How not to ruin conversations
Starting a conversation and keeping them on are the most uncomfortable sweat-breakers some of us face every day. While it's easier with people we instantly click with, strangers and social friends seem to fall inside unchartered territory as we struggle with awkward silences. But more often than not, we ourselves are the ones to blame for conversations that drop dead in the middle. Here are a few pointers on how to avoid that.
Don't reply with nonchalant sounds
Conversations can't continue if you constantly throw "hmm"s and "uhuh"s at the other party. Encourage them to talk more about what they just said or follow through with a question rather than just nodding your head in affirmation.
Don't act distracted
Glancing at notifications on your phone and looking all around you while the person in front is explaining their next big idea, is a clear sign for saying "I'm not interested". But then again, you are. Your attention should be on what they're saying and not on your surroundings. Listen better, talk better.

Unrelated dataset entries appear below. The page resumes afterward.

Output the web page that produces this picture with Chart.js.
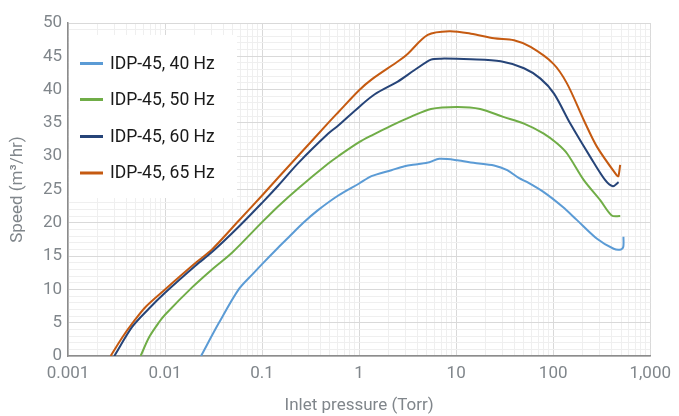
<!DOCTYPE html>
<html>
<head>
<meta charset="utf-8">
<script src="https://cdn.jsdelivr.net/npm/chart.js@4"></script>
<style>
html,body{margin:0;padding:0;background:#fff;}
#wrap{width:679px;height:416px;position:relative;}
</style>
</head>
<body>
<div id="wrap"><canvas id="c" width="679" height="416"></canvas></div>
<script>
const seriesLabels = ['IDP-45, 40 Hz', 'IDP-45, 50 Hz', 'IDP-45, 60 Hz', 'IDP-45, 65 Hz'];
const seriesColors = ['#5B9BD5', '#70AD47', '#264478', '#C55A11'];

const p40 = [0.0235,0.0357,0.0574,0.08,0.1,0.147,0.187,0.266,0.377,0.61,1.0,1.34,2.15,2.94,4.0,5.3,6.7,10.3,15.1,24.6,33.6,44.6,54.1,80,125,176,283,420,500,528,530];
const s40 = [0,4.9,10.0,12.3,13.8,16.3,17.8,20.0,21.9,24.1,25.9,27.0,27.9,28.5,28.8,29.1,29.6,29.4,29.0,28.6,27.9,26.7,26.1,24.6,22.4,20.4,17.6,16.1,16.0,16.4,17.9];

const p50 = [0.0056,0.00687,0.0087,0.01,0.019,0.0305,0.049,0.1,0.147,0.237,0.481,0.61,1.0,1.34,2.15,3.4,5.5,10.3,17.7,30.6,50,80,110,139,207,305,401,491];
const s50 = [0,2.85,5.1,6.2,10.3,13.0,15.5,20.1,22.5,25.2,28.9,30.0,32.1,33.1,34.6,35.9,37.1,37.4,37.1,35.9,34.9,33.4,31.9,30.4,26.4,23.4,21.1,21.0];

const p60 = [0.003,0.0046,0.0068,0.01,0.0207,0.0305,0.0574,0.1,0.147,0.237,0.481,0.61,1.0,1.45,2.5,3.7,5.5,7.0,14.2,28.8,50,74,102,150,241,344,412,472];
const s60 = [0,4.4,7.1,9.5,13.6,15.6,19.4,23.0,25.6,29.0,33.4,34.6,37.4,39.3,41.2,42.9,44.5,44.65,44.55,44.25,43.2,41.65,39.4,34.9,29.9,26.4,25.5,26.1];

const p65 = [0.00275,0.00365,0.0046,0.00633,0.01,0.0207,0.0305,0.0574,0.1,0.147,0.237,0.481,0.61,1.0,1.34,2.61,3.18,5.1,8.5,14.2,24.6,39.5,58.5,100,139,207,283,453,470,490];
const s65 = [0,2.85,4.9,7.4,10.0,14.0,16.0,20.3,24.1,26.8,30.1,35.0,36.6,39.9,41.5,44.4,45.4,48.2,48.75,48.4,47.7,47.4,46.4,43.9,40.9,35.4,31.4,27.1,27.0,28.7];

const xTickLabels = {0.001:'0.001',0.01:'0.01',0.1:'0.1',1:'1',10:'10',100:'100',1000:'1,000'};

const pressures = [p40, p50, p60, p65];
const speeds = [s40, s50, s60, s65];

function isDecade(v){
  const l = Math.log10(v);
  return Math.abs(l - Math.round(l)) < 1e-6;
}

const datasets = seriesLabels.map((lab, i) => ({
  label: lab,
  data: pressures[i].map((x, j) => ({x: x, y: speeds[i][j]})),
  borderColor: seriesColors[i],
  backgroundColor: seriesColors[i],
  borderWidth: 2,
  pointRadius: 0,
  tension: 0.3,
  fill: false,
  showLine: true
}));

const FONT = 'Roboto';
const GRAY = '#80868b';

const legendPlugin = {
  id: 'boxLegend',
  afterDatasetsDraw(chart) {
    const ctx = chart.ctx;
    const area = chart.chartArea;
    ctx.save();
    ctx.fillStyle = '#ffffff';
    ctx.fillRect(area.left + 1, 35, 168, 163);
    const ys = [63.5, 99.5, 136.5, 173];
    chart.data.datasets.forEach((ds, i) => {
      ctx.strokeStyle = ds.borderColor;
      ctx.lineWidth = 3;
      ctx.beginPath();
      ctx.moveTo(80, ys[i]);
      ctx.lineTo(103, ys[i]);
      ctx.stroke();
      ctx.fillStyle = '#1a1a1a';
      ctx.font = '17.5px ' + FONT;
      ctx.textBaseline = 'middle';
      ctx.textAlign = 'left';
      ctx.fillText(ds.label, 110, ys[i] + 1);
    });
    ctx.restore();
  }
};

new Chart(document.getElementById('c'), {
  type: 'scatter',
  data: { datasets: datasets },
  plugins: [legendPlugin],
  options: {
    responsive: false,
    animation: false,
    layout: { padding: { top: 23, right: 26, left: 0, bottom: 0 } },
    plugins: { legend: { display: false }, tooltip: { enabled: false } },
    scales: {
      x: {
        type: 'logarithmic',
        min: 0.001,
        max: 1000,
        afterFit(scale) { scale.height = 60; },
        afterBuildTicks(scale) {
          const t = [];
          for (let e = -3; e <= 2; e++) {
            for (let m = 1; m <= 9; m++) {
              t.push({ value: m * Math.pow(10, e) });
            }
          }
          t.push({ value: 1000 });
          scale.ticks = t;
        },
        border: { display: true, color: '#8c8c8c', width: 1.5 },
        grid: {
          drawTicks: false,
          color: (c) => (c.tick && isDecade(c.tick.value)) ? '#d9d9d9' : '#efefef',
          lineWidth: 1
        },
        ticks: {
          autoSkip: false,
          maxRotation: 0,
          padding: 8,
          color: GRAY,
          font: { family: FONT, size: 17 },
          callback: (v) => {
            for (const k in xTickLabels) { if (Math.abs(Number(k) - v) / v < 1e-6) return xTickLabels[k]; }
            return '';
          }
        },
        title: {
          display: true,
          text: 'Inlet pressure (Torr)',
          color: GRAY,
          font: { family: FONT, size: 17 },
          padding: { top: 0, bottom: 0 }
        }
      },
      y: {
        min: 0,
        max: 50,
        afterFit(scale) { scale.width = 68; },
        border: { display: true, color: '#8c8c8c', width: 1.5 },
        grid: {
          drawTicks: false,
          color: (c) => (c.tick && c.tick.value % 5 === 0) ? '#d9d9d9' : '#efefef',
          lineWidth: 1
        },
        ticks: {
          stepSize: 1,
          autoSkip: false,
          padding: 6,
          color: GRAY,
          font: { family: FONT, size: 17 },
          callback: (v) => (v % 5 === 0 ? String(v) : '')
        },
        title: {
          display: true,
          text: 'Speed (m\u00B3/hr)',
          color: GRAY,
          font: { family: FONT, size: 17 },
          padding: { top: 8, bottom: 0 }
        }
      }
    }
  }
});
</script>
</body>
</html>
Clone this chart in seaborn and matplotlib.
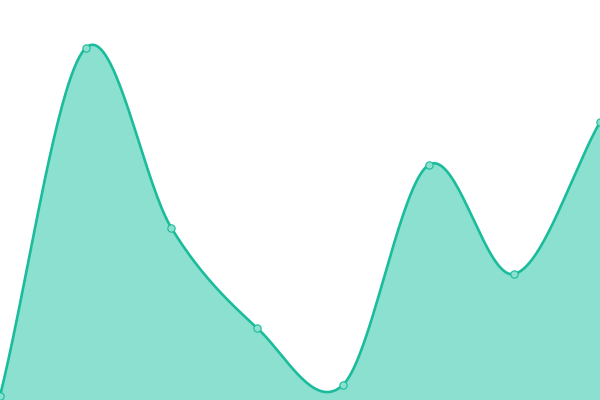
import numpy as np
import pandas as pd
import matplotlib
matplotlib.use("Agg")
import matplotlib.pyplot as plt
import seaborn as sns

# Data
steps = [0, 1, 2, 3, 4, 5, 6, 7]
values = [4, 352, 172, 72, 15, 235, 126, 278]

LINE = "#1abc9c"
FILL = "#8ce0cf"


def catmull_rom(x, y, n=40):
    # smooth path through the points (Catmull-Rom tangents, end tangents one-sided)
    x = np.asarray(x, float)
    y = np.asarray(y, float)
    m = np.gradient(y, x)
    xs, ys = [], []
    for i in range(len(x) - 1):
        h = x[i + 1] - x[i]
        t = np.linspace(0, 1, n, endpoint=False)
        h00 = 2 * t**3 - 3 * t**2 + 1
        h10 = t**3 - 2 * t**2 + t
        h01 = -2 * t**3 + 3 * t**2
        h11 = t**3 - t**2
        xs.append(x[i] + t * h)
        ys.append(h00 * y[i] + h10 * h * m[i] + h01 * y[i + 1] + h11 * h * m[i + 1])
    xs.append([x[-1]])
    ys.append([y[-1]])
    return np.concatenate(xs), np.concatenate(ys)


sx, sy = catmull_rom(steps, values)
smooth = pd.DataFrame({"step": sx, "value": sy})
points = pd.DataFrame({"step": steps, "value": values})

sns.set_style("white")
fig = plt.figure(figsize=(6, 4), dpi=100)
ax = fig.add_axes([0, 0, 1, 1])

ax.fill_between(smooth["step"], smooth["value"], 0, color=FILL, linewidth=0)
sns.lineplot(data=smooth, x="step", y="value", color=LINE, linewidth=1.9, ax=ax)
sns.scatterplot(data=points, x="step", y="value", s=28, color=FILL,
                edgecolor=LINE, linewidth=0.8, zorder=5, ax=ax)

ax.set_xlim(steps[0], steps[-1])
ax.set_ylim(0, 400)
ax.axis("off")

fig.savefig("out.png", dpi=100)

Show enthusiasm while listening
While we often perfect the art of speaking and become excited while talking about things that are important to us, listening in a welcoming manner is a skill we are yet to master. Sit upright, make eye contact and most important of all- bring out a smile or an inquisitive face while hearing someone speak. Your face tells a lot about how you're taking it all in. If you look interested, people will feel more comfortable sharing stories that matter to them.
Avoid sounding aggressive
A good conversation goes both ways and it's very possible that you two might have different opinions on a certain topic. If you disagree with something, explain your stand in a casual way and back it up with proper reasoning. Don't swear and get hostile. Being conservative in a discussion is going to shut down any window for a second point of view.
Don't repeat every comment
I used to do this and know how destructive it can be. They say the movie was awesome and you repeat it after them, they say it's a good book- you say it's a good book, they say the weather sucks- the weather sucks for you too. Don't do that. The secret to handling these situations is to ask questions about the topic and leave it to them to elaborate.
Try to stay within common ground
Talking about topics you don't know much about, just because it falls under the other guy's comfort zone, can often backfire. Try to stay within common ground and bring up areas of discussion you're both well-acquainted with.